Page MenuHomePhabricator

labvirt1009 HP Raid alert
Closed, ResolvedPublic

Description

WARNING: Slot 0: Predictive Failure: 1I:1:9 - OK: 1I:1:1, 1I:1:2, 1I:1:3, 1I:1:4, 1I:1:5, 1I:1:6, 1I:1:7, 1I:1:8, 1I:1:10, 1I:1:11, 1I:1:12, 1I:1:13, 2I:1:14, 2I:1:15, 2I:1:16, 2I:1:17, 2I:1:18 - Controller: OK - Battery/Capacitor: OK

Can that drive be swapped without downtime?

Event Timeline

Andrew triaged this task as High priority.Jun 29 2018, 1:52 PM

Should be. It's an HP Smart P420i in a RAID 10 logical disk and is the only failure. Unless the disk itself isn't a hot swap form factor, it should be good, right?

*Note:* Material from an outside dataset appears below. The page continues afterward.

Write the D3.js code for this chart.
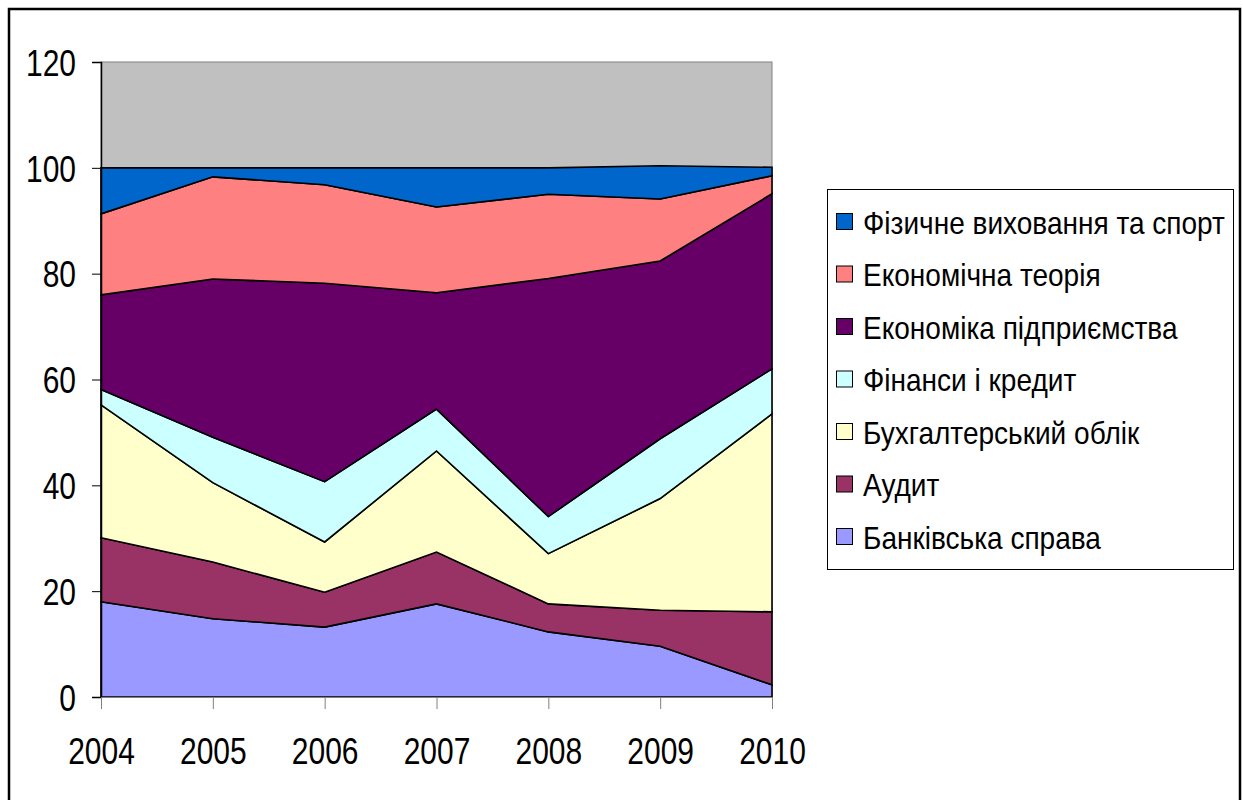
<!DOCTYPE html>
<html>
<head>
<meta charset="utf-8">
<script src="https://cdn.jsdelivr.net/npm/d3@7"></script>
<style>
  body { margin: 0; background: #fff; }
  svg { display: block; }
  text { font-family: "Liberation Sans", Arial, sans-serif; fill: #000; }
</style>
</head>
<body>
<svg id="chart" width="1243" height="800"></svg>
<script>
// years along the x axis
const years = ["2004", "2005", "2006", "2007", "2008", "2009", "2010"];
// y axis tick labels
const yTicks = [0, 20, 40, 60, 80, 100, 120];

// series, bottom to top of the stack
const banking    = [18.0, 14.8, 13.2, 17.6, 12.3, 9.6, 2.3];
const audit      = [12.1, 10.7, 6.6, 9.8, 5.3, 6.8, 13.8];
const accounting = [25.1, 15.0, 9.5, 19.1, 9.5, 21.1, 37.4];
const finance    = [2.9, 8.6, 11.4, 7.9, 7.0, 11.3, 8.5];
const enterprise = [17.9, 29.9, 37.5, 22.0, 45.0, 33.6, 33.1];
const theory     = [15.3, 19.3, 18.6, 16.2, 15.9, 11.7, 3.4];
const sport      = [8.7, 1.7, 3.2, 7.4, 5.0, 6.3, 1.6];

const seriesNames = ["Банківська справа", "Аудит", "Бухгалтерський облік", "Фінанси і кредит",
                     "Економіка підприємства", "Економічна теорія", "Фізичне виховання та спорт"];
const seriesValues = [banking, audit, accounting, finance, enterprise, theory, sport];
const seriesColors = ["#9999FF", "#993366", "#FFFFCC", "#CCFFFF", "#660066", "#FF8080", "#0066CC"];

// no narrow font installed, so squeeze text horizontally
const narrow = 0.81;

const svg = d3.select("#chart");

// outer chart frame (bottom edge runs off the picture)
svg.append("rect")
  .attr("x", 9).attr("y", 9)
  .attr("width", 1231).attr("height", 820)
  .attr("fill", "#fff").attr("stroke", "#000").attr("stroke-width", 2.5);

const plot = {left: 101, top: 62, right: 772, bottom: 697};

const x = d3.scalePoint().domain(years).range([plot.left, plot.right]);
const y = d3.scaleLinear().domain([0, 120]).range([plot.bottom, plot.top]);

// build the table d3.stack wants
const table = years.map((yr, i) => {
  const row = {year: yr};
  seriesNames.forEach((n, j) => { row[n] = seriesValues[j][i]; });
  return row;
});
const stacked = d3.stack().keys(seriesNames)(table);

// plot area background
svg.append("rect")
  .attr("x", plot.left).attr("y", plot.top)
  .attr("width", plot.right - plot.left).attr("height", plot.bottom - plot.top)
  .attr("fill", "#C0C0C0").attr("stroke", "#808080").attr("stroke-width", 1);

const area = d3.area()
  .x(d => x(d.data.year))
  .y0(d => y(d[0]))
  .y1(d => y(d[1]));

svg.append("g").selectAll("path")
  .data(stacked)
  .enter().append("path")
  .attr("d", area)
  .attr("fill", (d, i) => seriesColors[i])
  .attr("stroke", "#000")
  .attr("stroke-width", 1.6)
  .attr("stroke-linejoin", "miter");

// y axis
const yAxis = svg.append("g")
  .attr("transform", "translate(" + plot.left + ",0)")
  .call(d3.axisLeft(y).tickValues(yTicks).tickSize(9).tickFormat(d3.format("d")));
yAxis.select(".domain").attr("stroke", "#000").attr("stroke-width", 1.5);
yAxis.selectAll(".tick line").attr("stroke", "#000");
yAxis.selectAll("text")
  .style("font-size", "37px")
  .attr("x", -25 / narrow)
  .attr("dy", "0.36em")
  .attr("transform", "scale(" + narrow + ",1)");

// x axis
const xAxis = svg.append("g")
  .attr("transform", "translate(0," + plot.bottom + ")")
  .call(d3.axisBottom(x).tickSize(12).tickPadding(29).tickSizeOuter(0));
xAxis.select(".domain").attr("stroke", "#808080");
xAxis.selectAll(".tick line").attr("stroke", "#808080");
xAxis.selectAll("text")
  .style("font-size", "37px")
  .attr("transform", "scale(" + narrow + ",1)");

// legend, top entry is the top of the stack
const legend = svg.append("g");
legend.append("rect")
  .attr("x", 827.5).attr("y", 189.5)
  .attr("width", 406).attr("height", 380)
  .attr("fill", "#fff").attr("stroke", "#000").attr("stroke-width", 1);

const legendItems = seriesNames.map((n, i) => ({name: n, color: seriesColors[i]})).reverse();
const li = legend.selectAll("g.item")
  .data(legendItems)
  .enter().append("g")
  .attr("class", "item")
  .attr("transform", (d, i) => "translate(836," + (222 + i * 52.5) + ")");
li.append("rect")
  .attr("x", 0.5).attr("y", -8.5)
  .attr("width", 16).attr("height", 16)
  .attr("fill", d => d.color).attr("stroke", "#000").attr("stroke-width", 1);
const lt = li.append("text")
  .attr("y", 0).attr("dy", "0.36em")
  .style("font-size", "32px")
  .text(d => d.name);
// longest label spans about 362px in the reference
const longest = d3.max(lt.nodes(), n => n.getComputedTextLength());
const ls = 362 / longest;
lt.attr("x", 27 / ls).attr("transform", "scale(" + ls + ",1)");
</script>
</body>
</html>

I'm, of course presuming that it is a hot swap form factor, which might be silly.

@Bstorm this is a hot swap disk but the server is now out of warranty. @RobH should we order spare disks?

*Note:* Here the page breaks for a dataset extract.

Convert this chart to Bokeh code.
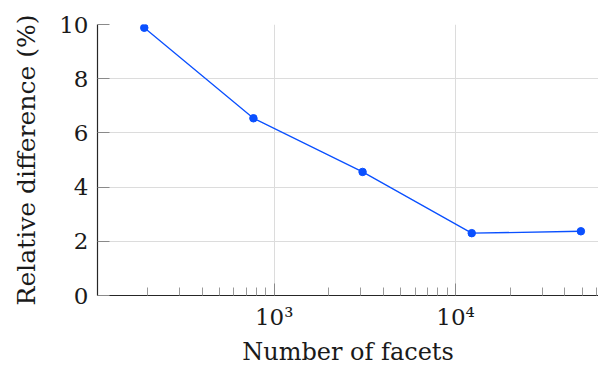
from bokeh.plotting import figure
from bokeh.models import FixedTicker, Range1d
from bokeh.embed import file_html
from bokeh.resources import INLINE

# Data
facets = [192, 768, 3072, 12288, 49152]
rel_diff = [9.88, 6.54, 4.56, 2.30, 2.37]

x_major_ticks = [1000, 10000]
x_major_labels = ["10\u00b3", "10\u2074"]
y_ticks = [0, 2, 4, 6, 8, 10]
x_title = "Number of facets"
y_title = "Relative difference (%)"

FONT = "DejaVu Serif"
BLUE = "#0a50ff"
TXT = "#1a1a1a"

p = figure(width=598, height=369, x_axis_type="log",
           x_range=Range1d(106.0, 61480), y_range=Range1d(0, 10),
           output_backend="svg", toolbar_location=None,
           min_border_left=97, min_border_right=0, min_border_top=24, min_border_bottom=74)
p.outline_line_color = None
p.background_fill_color = "white"
p.border_fill_color = "white"

p.line(facets, rel_diff, line_color=BLUE, line_width=1.3)
p.scatter(facets, rel_diff, size=7.5, fill_color=BLUE, line_color=BLUE)

minor = []
for dec in [100, 1000, 10000]:
    for m in range(2, 10):
        minor.append(dec * m)

xa = p.xaxis[0]
xa.ticker = FixedTicker(ticks=x_major_ticks, minor_ticks=minor)
xa.major_label_overrides = {t: l for t, l in zip(x_major_ticks, x_major_labels)}
xa.axis_label = x_title

ya = p.yaxis[0]
ya.ticker = FixedTicker(ticks=y_ticks)
ya.axis_label = y_title

for ax in (xa, ya):
    ax.axis_line_color = "#262626"
    ax.axis_line_width = 1.2
    ax.major_tick_line_color = "#8a8a8a"
    ax.minor_tick_line_color = "#9a9a9a"
    ax.major_tick_in = 12
    ax.major_tick_out = 0
    ax.minor_tick_in = 8
    ax.minor_tick_out = 0
    ax.major_label_text_font = FONT
    ax.major_label_text_font_size = "23px"
    ax.major_label_text_color = TXT
    ax.axis_label_text_font = FONT
    ax.axis_label_text_font_style = "normal"
    ax.axis_label_text_color = TXT

xa.axis_label_text_font_size = "24px"
ya.axis_label_text_font_size = "25px"

xa.major_label_standoff = 8
xa.axis_label_standoff = 5
ya.major_label_standoff = 9
ya.axis_label_standoff = 15

p.xgrid.grid_line_color = "#dcdcdc"
p.ygrid.grid_line_color = "#dcdcdc"

open("out.html", "w").write(file_html(p, INLINE))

So, this has a 300GB SFF SAS Disk. We don't have any of those spare, but we do have a ton of 300GB Intel 710SSDs, according to the spares tracking;

Intel 710 Series SSDSA2BZ300G3 2.5" 300GB QTY:42

I've chatted with @Bstorm about this via IRC. My thoughts are as follows:

  • pull one of the predicted failure SAS disks out of the system and replace it with one of the 42 Intel 710 300GB SSDs.
  • Attempt to rebuild the raid with the SSD. It should be a simple pass/fail. If it rebuilds, successfully, we should be good to use these SSDs to replace the dying SAS disks in these systems.
  • if it fails, put the predicted (but not quite yet wholly) failed SAS disk back into place, and update this task, assigning it back to me.
  • if SAS disks are needed, I'll make an procurement S4 task for the purchase approvals.

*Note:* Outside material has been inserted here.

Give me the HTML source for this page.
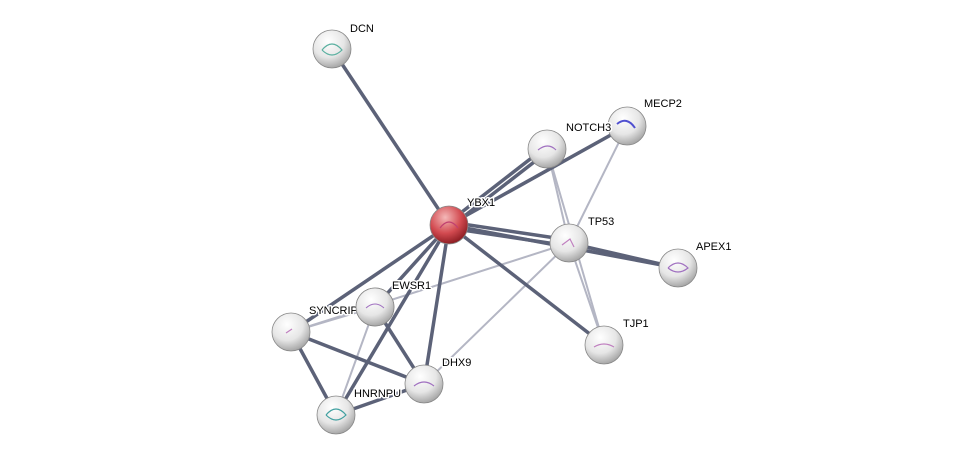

So I'm assigning this to @Bstorm for their input/approval (seems rather nicer than saying @Bstorm said this was ok via irc!) and then if approved for testing, assign to @Cmjohnson.

I think this is a lovely idea as long as no other disks die in the meantime :)

So far so good on that end.

@Cmjohnson Do the new spares we got fit this machine?

@Bstorm yes the disk will work for labvirt1009. Do you want me to swap it?

@Cmjohnson Were you able to get around to this? It looks to be in the same state (which will be frustrating if it was already swapped, lol).

@Bstorm the disk has been swapped...resolve once it's back to normal please

Looks great to me! Sorry this got buried.